Example 2: Input: s = "rat", t = "car" Output: false

class Solution {
    public boolean isAnagram(String s, String t) {
        char[] s_array = s.toCharArray();
        char[] t_array = t.toCharArray();

        Arrays.sort(s_array);
        Arrays.sort(t_array);

        if (s_array.length == t_array.length) {
            for (int i = 0; i <= s_array.length-1; i++) {
                if (s_array[i] == t_array[i]) {
                    return true;
                }
            }
        }
        return false;
    }
}

For Example 2, I'm getting the output as true when the expected is false.

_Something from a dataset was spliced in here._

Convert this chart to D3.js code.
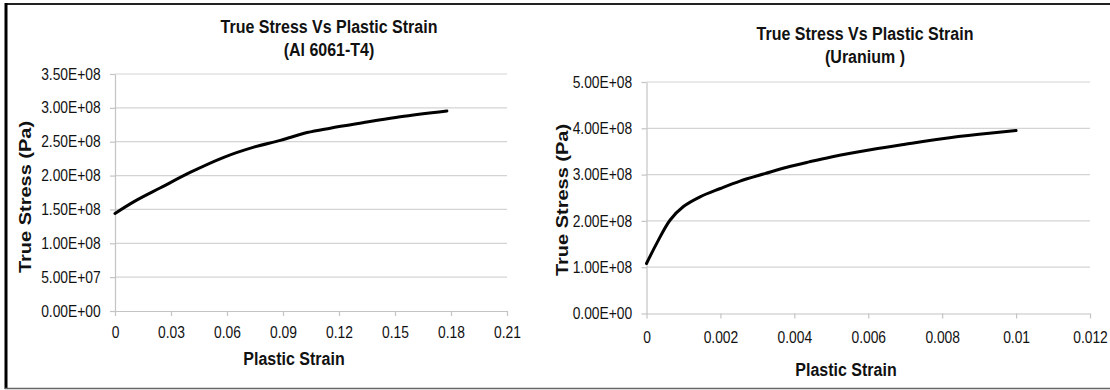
<!DOCTYPE html>
<html>
<head>
<meta charset="utf-8">
<script src="https://cdn.jsdelivr.net/npm/d3@7"></script>
<style>
  html, body { margin: 0; padding: 0; background: #fff; }
  svg { display: block; font-family: "Liberation Sans", Arial, sans-serif; }
</style>
</head>
<body>
<svg id="chart" width="1110" height="390"></svg>
<script>
// ---------- data ----------
const alStrain = [0, 0.0102, 0.0244, 0.0405, 0.0583, 0.0744, 0.0886, 0.1029, 0.1153, 0.135, 0.1528, 0.1778];
const alStress = [1.44e8, 1.615e8, 1.82e8, 2.05e8, 2.27e8, 2.42e8, 2.52e8, 2.635e8, 2.70e8, 2.79e8, 2.87e8, 2.955e8];

const uStrain = [0, 0.00028, 0.00064, 0.001, 0.00145, 0.002, 0.00253, 0.0032, 0.0038, 0.0044, 0.005, 0.0061, 0.007, 0.008, 0.009, 0.01];
const uStress = [1.08e8, 1.52e8, 2.02e8, 2.31e8, 2.52e8, 2.70e8, 2.86e8, 3.02e8, 3.16e8, 3.275e8, 3.38e8, 3.54e8, 3.655e8, 3.775e8, 3.87e8, 3.95e8];

const alXTicks = [0, 0.03, 0.06, 0.09, 0.12, 0.15, 0.18, 0.21];
const alXLabels = ["0", "0.03", "0.06", "0.09", "0.12", "0.15", "0.18", "0.21"];
const alYTicks = [0, 5e7, 1e8, 1.5e8, 2e8, 2.5e8, 3e8, 3.5e8];
const alYLabels = ["0.00E+00", "5.00E+07", "1.00E+08", "1.50E+08", "2.00E+08", "2.50E+08", "3.00E+08", "3.50E+08"];

const uXTicks = [0, 0.002, 0.004, 0.006, 0.008, 0.01, 0.012];
const uXLabels = ["0", "0.002", "0.004", "0.006", "0.008", "0.01", "0.012"];
const uYTicks = [0, 1e8, 2e8, 3e8, 4e8, 5e8];
const uYLabels = ["0.00E+00", "1.00E+08", "2.00E+08", "3.00E+08", "4.00E+08", "5.00E+08"];

const titles = [["True Stress Vs Plastic Strain", "(Al 6061-T4)"], ["True Stress Vs Plastic Strain", "(Uranium )"]];
const xTitle = "Plastic Strain";
const yTitle = "True Stress (Pa)";

// ---------- drawing ----------
const SX = 0.865; // horizontal squeeze of the lettering
const svg = d3.select("#chart");

// frame
svg.append("line").attr("x1", 5).attr("x2", 1110).attr("y1", 4).attr("y2", 4)
  .attr("stroke", "#222").attr("stroke-width", 2);
svg.append("line").attr("x1", 6).attr("x2", 6).attr("y1", 3).attr("y2", 389)
  .attr("stroke", "#000").attr("stroke-width", 3);
svg.append("line").attr("x1", 5).attr("x2", 1110).attr("y1", 388.5).attr("y2", 388.5)
  .attr("stroke", "#666").attr("stroke-width", 1.5);

function squeezedText(parent, x, y, str, size, bold) {
  return parent.append("text")
    .attr("transform", `translate(${x},${y}) scale(${SX},1)`)
    .attr("text-anchor", "middle")
    .attr("font-weight", bold ? "bold" : "normal")
    .attr("font-size", size).attr("fill", "#111").text(str);
}

function panel(cfg) {
  const x = d3.scaleLinear().domain(cfg.xDomain).range([cfg.x0, cfg.x1]);
  const y = d3.scaleLinear().domain(cfg.yDomain).range([cfg.y0, cfg.y1]);
  const g = svg.append("g");

  // gridlines
  g.selectAll(".grid").data(cfg.yTicks.slice(1)).enter().append("line")
    .attr("x1", cfg.x0).attr("x2", cfg.x1)
    .attr("y1", d => y(d)).attr("y2", d => y(d))
    .attr("stroke", "#d4d4d4").attr("stroke-width", 1.2);

  // y axis
  const yAxis = d3.axisLeft(y).tickValues(cfg.yTicks)
    .tickFormat((d, i) => cfg.yLabels[i]).tickSizeInner(5).tickSizeOuter(0).tickPadding(9);
  const ya = g.append("g").attr("transform", `translate(${cfg.x0},0)`).call(yAxis);
  ya.selectAll(".tick text").attr("x", -14.3 / SX).attr("transform", `scale(${SX},1)`);

  // x axis
  const xAxis = d3.axisBottom(x).tickValues(cfg.xTicks)
    .tickFormat((d, i) => cfg.xLabels[i]).tickSizeInner(5).tickSizeOuter(0).tickPadding(cfg.xPad);
  const xa = g.append("g").attr("transform", `translate(0,${cfg.y0})`).call(xAxis);
  xa.selectAll(".tick text").attr("transform", `scale(${SX},1)`);

  [ya, xa].forEach(a => {
    a.select(".domain").attr("stroke", "#c4c4c4").attr("stroke-width", 1.2);
    a.selectAll(".tick line").attr("stroke", "#c4c4c4").attr("stroke-width", 1.2);
    a.selectAll(".tick text").attr("fill", "#111").style("font-size", "16px")
      .style("font-family", "'Liberation Sans', Arial, sans-serif");
  });

  // curve
  const pts = cfg.xs.map((v, i) => [v, cfg.ys[i]]);
  g.append("path").datum(pts)
    .attr("d", d3.line().x(d => x(d[0])).y(d => y(d[1])).curve(d3.curveCatmullRom.alpha(0.5)))
    .attr("fill", "none").attr("stroke", "#000").attr("stroke-width", 3)
    .attr("stroke-linecap", "round");

  // title
  squeezedText(g, cfg.titleX, cfg.titleY, cfg.title[0], 18.5, true);
  squeezedText(g, cfg.titleX, cfg.titleY + 23.5, cfg.title[1], 18.5, true);

  // axis titles
  squeezedText(g, cfg.xTitleX, cfg.xTitleY, xTitle, 18.5, true);
  g.append("text")
    .attr("transform", `translate(${cfg.yTitleX},${cfg.yTitleY}) scale(${SX},1) rotate(-90)`)
    .attr("text-anchor", "middle").attr("font-weight", "bold").attr("font-size", 20)
    .attr("fill", "#111").text(yTitle);
}

panel({
  xDomain: [0, 0.21], yDomain: [0, 3.5e8],
  x0: 115, x1: 507, y0: 311, y1: 74, xPad: 11,
  xTicks: alXTicks, xLabels: alXLabels, yTicks: alYTicks, yLabels: alYLabels,
  xs: alStrain, ys: alStress, title: titles[0],
  titleX: 329, titleY: 32.5, xTitleX: 294, xTitleY: 365, yTitleX: 31, yTitleY: 197
});

panel({
  xDomain: [0, 0.012], yDomain: [0, 5e8],
  x0: 646.5, x1: 1090, y0: 313.5, y1: 82, xPad: 12.8,
  xTicks: uXTicks, xLabels: uXLabels, yTicks: uYTicks, yLabels: uYLabels,
  xs: uStrain, ys: uStress, title: titles[1],
  titleX: 865, titleY: 39.5, xTitleX: 846, xTitleY: 375.5, yTitleX: 568, yTitleY: 200
});
</script>
</body>
</html>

I believe that my code should meet the requirements of the problem, but it is not working as expected. My approach involves converting the given string into a char array, sorting it, and then comparing it with another sorted char array. I expect that if the two arrays have the same values for each index, they are anagrams. However, it seems that there is something missing or incorrect in my approach.

Answer 1

After sorting you only have to check if the arrays are equal and return that as the result:

class Solution {
    public boolean isAnagram(String s, String t) {
        char[] s_array = s.toCharArray();
        char[] t_array = t.toCharArray();

        Arrays.sort(s_array);
        Arrays.sort(t_array);

        return Arrays.equals(s_array,t_array);
    }
}

In your code you should only return false when they don't match:

class Solution {
    public boolean isAnagram(String s, String t) {
        char[] s_array = s.toCharArray();
        char[] t_array = t.toCharArray();

        Arrays.sort(s_array);
        Arrays.sort(t_array);

        if (s_array.length == t_array.length) {
            for (int i = 0; i <= s_array.length-1; i++) {
                if (s_array[i] != t_array[i]) {
                    return false;
                }
            }
            return true;
        }
        return false;
    }
}

Answer 2

The problem is that you are short circuiting your character comparison on a match without checking the other characters and returning true prematurely. You need to short circuit on a mis-match and return false, otherwise return true after the for loop completes.

But no sense reinventing the wheel on comparisons. Just use Arrays.compare.

public static boolean isAnagram(String s, String t) {
     char[] s_array = s.toCharArray();
     char[] t_array = t.toCharArray();

     Arrays.sort(s_array);
     Arrays.sort(t_array);
     return Arrays.compare(s_array,t_array) == 0;
}

Answer 3

Refer to this line of your code:

for (int i = 0; i <= s_array.length-1; i++) {
    if (s_array[i] == t_array[i]) {
        return true;

so when rat and cat are arranged you get
act and art respectively so after comparison of the first character, i.e. 'a', you are returning true and not checking the remaining ones as you can see that on the comparison of second character you get false. This is your error.

Here is a solution to your problem:

public boolean isAnagram(String s, String t) {
    char[] s_array = s.toCharArray();
    char[] t_array = t.toCharArray();

    Arrays.sort(s_array);
    Arrays.sort(t_array);

    if (s_array.length == t_array.length) {
        for (int i = 0; i <= s_array.length-1; i++) {
            if (s_array[i] != t_array[i]) {
                return false;
            }
        }
        return true;
    }
    return false;
}

I hope it helps.